The indoor pool, its walls and ceiling covered in mosaics of gold and blue glass tile. Together with the Neptune Pool it was where Douglas Fairbanks Jr. played water polo and Tarzan star Johnny Weissmuller worked out.

Hearst and Hollywood Tour

A guided tour focused specifically on the castle's celebrity connections — the one for readers of this website.

$35 adults, $20 children

Foundation pool swim events

The Foundation at Hearst Castle runs a handful of exclusive evening swim events each year in the Neptune or Roman Pool, with a scenic ride up the hill, use of the historic dressing rooms, catering and wine. Only about 50 guests per event, and they sell out instantly.

Foundation membership (~$500/year) plus a ~$1,000 swim reservation A few rare events per year; check the Hearst Castle website

Plan Your Visit

Open to visitors by guided tour only. Tours depart from the Visitor Centre at the base of the hill. Check hearstcastle.org for current days and times.
+1 800-444-4445

Good to Know

  • How to Book: All visits are by guided tour only. Reserve up to 60 days ahead at ReserveCalifornia.com or by calling 1-800-444-4445; tours sell out in summer.
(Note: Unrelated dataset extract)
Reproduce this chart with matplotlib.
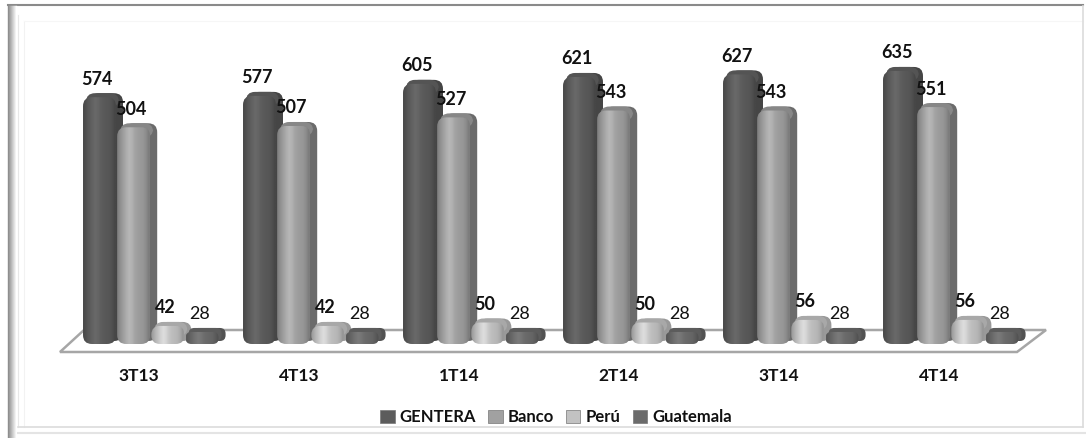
import numpy as np
import matplotlib
matplotlib.use("Agg")
import matplotlib.pyplot as plt
from matplotlib.patches import FancyBboxPatch, Polygon, Patch
from matplotlib.lines import Line2D
from matplotlib.transforms import Affine2D

# Data
quarters = ["3T13", "4T13", "1T14", "2T14", "3T14", "4T14"]
series_names = ["GENTERA", "Banco", "Perú", "Guatemala"]
gentera = [574, 577, 605, 621, 627, 635]
banco = [504, 507, 527, 543, 543, 551]
peru = [42, 42, 50, 50, 56, 56]
guatemala = [28, 28, 28, 28, 28, 28]

# Greys: front face, side face, top cap
front_grey = [0.36, 0.63, 0.76, 0.42]
side_grey = [0.27, 0.42, 0.60, 0.32]
cap_grey = [0.33, 0.53, 0.66, 0.36]
label_weight = ["bold", "bold", "bold", "normal"]

W, H = 1086, 438
plt.rcParams["font.family"] = ["Lato", "DejaVu Sans"]

# Pixel scales of the value and category axes
px_per_group = 160.0
px_per_value = 0.43
left_px = 83
zero_px = 340

fig = plt.figure(figsize=(W / 100, H / 100), dpi=100)
ax = fig.add_axes([0, 0, 1, 1])
xlim = (-left_px / px_per_group, (W - left_px) / px_per_group)
ylim = ((zero_px - H) / px_per_value, zero_px / px_per_value)
xu = 1 / px_per_group
yu = 1 / px_per_value
aspect = yu / xu
ax.axis("off")

# Frame in image pixels
px = Affine2D().scale(1, -1).translate(0, H)


def frame_line(xs, ys, color, lw=1.0):
    fig.add_artist(Line2D(xs, ys, color=color, lw=lw, transform=px))


frame_line([8, 1083], [5, 5], "#8a8a8a", 1.5)
for i, g in enumerate(np.linspace(0.55, 1.0, 9)):
    frame_line([8 + i, 8 + i], [6, 437], str(g), 1.0)
frame_line([18, 18], [15, 427], "#e8e8e8", 0.8)
frame_line([24, 24], [21, 427], "#f2f2f2", 0.8)
frame_line([24, 1083], [21, 21], "#f6f6f6", 0.8)
frame_line([18, 1083], [427, 427], "#dcdcdc", 1.2)
frame_line([1083, 1083], [6, 427], "#dcdcdc", 1.2)
frame_line([18, 1086], [433, 433], "#e4e4e4", 1.5)

# Floor
floor = Polygon(
    [
        (-23 * xu, -12 * yu),
        (934 * xu, -12 * yu),
        (963 * xu, 10 * yu),
        (1 * xu, 10 * yu),
    ],
    closed=True,
    facecolor="white",
    edgecolor="#a6a6a6",
    lw=1.8,
    zorder=1,
)
ax.add_patch(floor)

profile = np.array([0.82, 0.92, 1.0, 1.08, 1.14, 1.1, 1.02, 0.98, 0.96, 0.94, 0.88, 0.78])
bar_w = 33 * xu
pitch = 34.2 * xu
depth_x = 7 * xu
depth_y = 4 * yu
base = -4 * yu
back_base = -1 * yu
round_x = 9 * xu

all_series = [gentera, banco, peru, guatemala]
z = 2
for i, quarter in enumerate(quarters):
    for j, values in enumerate(all_series):
        v = values[i]
        x0 = i + j * pitch
        top = v - depth_y
        r = min(round_x, (top - base) / aspect * 0.48)
        style = f"round,pad=0,rounding_size={r}"

        # side of the bar
        back = FancyBboxPatch(
            (x0 + depth_x, back_base),
            bar_w,
            v - back_base,
            boxstyle=style,
            mutation_aspect=aspect,
            facecolor=str(side_grey[j]),
            edgecolor="none",
            zorder=z,
        )
        ax.add_patch(back)

        # top cap, lighter than the side
        cap_h = min(14 * yu, v - back_base)
        cap = FancyBboxPatch(
            (x0 + 3 * xu, v - cap_h),
            bar_w,
            cap_h,
            boxstyle=style,
            mutation_aspect=aspect,
            facecolor=str(cap_grey[j]),
            edgecolor="none",
            zorder=z,
        )
        ax.add_patch(cap)

        # front face with a cylinder shading
        front = FancyBboxPatch(
            (x0, base),
            bar_w,
            top - base,
            boxstyle=style,
            mutation_aspect=aspect,
            facecolor="none",
            edgecolor="none",
            zorder=z + 1,
        )
        ax.add_patch(front)
        im = ax.imshow(
            (front_grey[j] * profile)[None, :],
            extent=(x0, x0 + bar_w, base, top),
            cmap="gray",
            vmin=0,
            vmax=1,
            aspect="auto",
            interpolation="bilinear",
            zorder=z + 1,
        )
        im.set_clip_path(front)

        ax.annotate(
            str(v),
            (x0 + bar_w / 2, v),
            xytext=(-3 * 0.72, 14 * 0.72),
            textcoords="offset points",
            ha="center",
            va="center",
            fontsize=13,
            fontweight=label_weight[j],
            color="#111111",
            zorder=200,
        )
        z += 2

    ax.text(
        i + 56 * xu,
        -36 * yu,
        quarter,
        ha="center",
        va="center",
        fontsize=12.5,
        fontweight="bold",
        color="#111111",
        zorder=200,
    )

ax.set_xlim(*xlim)
ax.set_ylim(*ylim)

handles = [
    Patch(facecolor=str(front_grey[j]), edgecolor="#777777", lw=0.5, label=series_names[j])
    for j in range(4)
]
fig.legend(
    handles=handles,
    loc="center",
    bbox_to_anchor=(556 / W, 1 - 417 / H),
    ncol=4,
    frameon=False,
    handlelength=0.85,
    handleheight=0.85,
    handletextpad=0.3,
    columnspacing=0.75,
    prop={"size": 12, "weight": "bold"},
    labelcolor="#111111",
)

fig.savefig("out.png", dpi=100)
See hearstcastle.org for tour options and pool-swim event announcements.
  • Best Time: Book ahead for summer, when tours sell out. The hilltop can be cool even when the coast is warm, so bring layers.
  • Accessibility: The Grand Rooms Tour has the fewest stairs; other tours involve a good deal of walking and stair-climbing. Contact the venue directly to confirm access requirements.
  • Tip: Wear comfortable shoes — there is a lot of walking and stair-climbing. Bring layers, as the hilltop can be cool even when the coast below is warm. The only food for purchase is at the Visitor Centre, so eat before or after your tour. Tours are in English only. Watch Citizen Kane before you visit — the echoes are everywhere. Look out for the wild zebras, descendants of Hearst's private zoo, grazing alongside the cattle as you drive up Highway 1.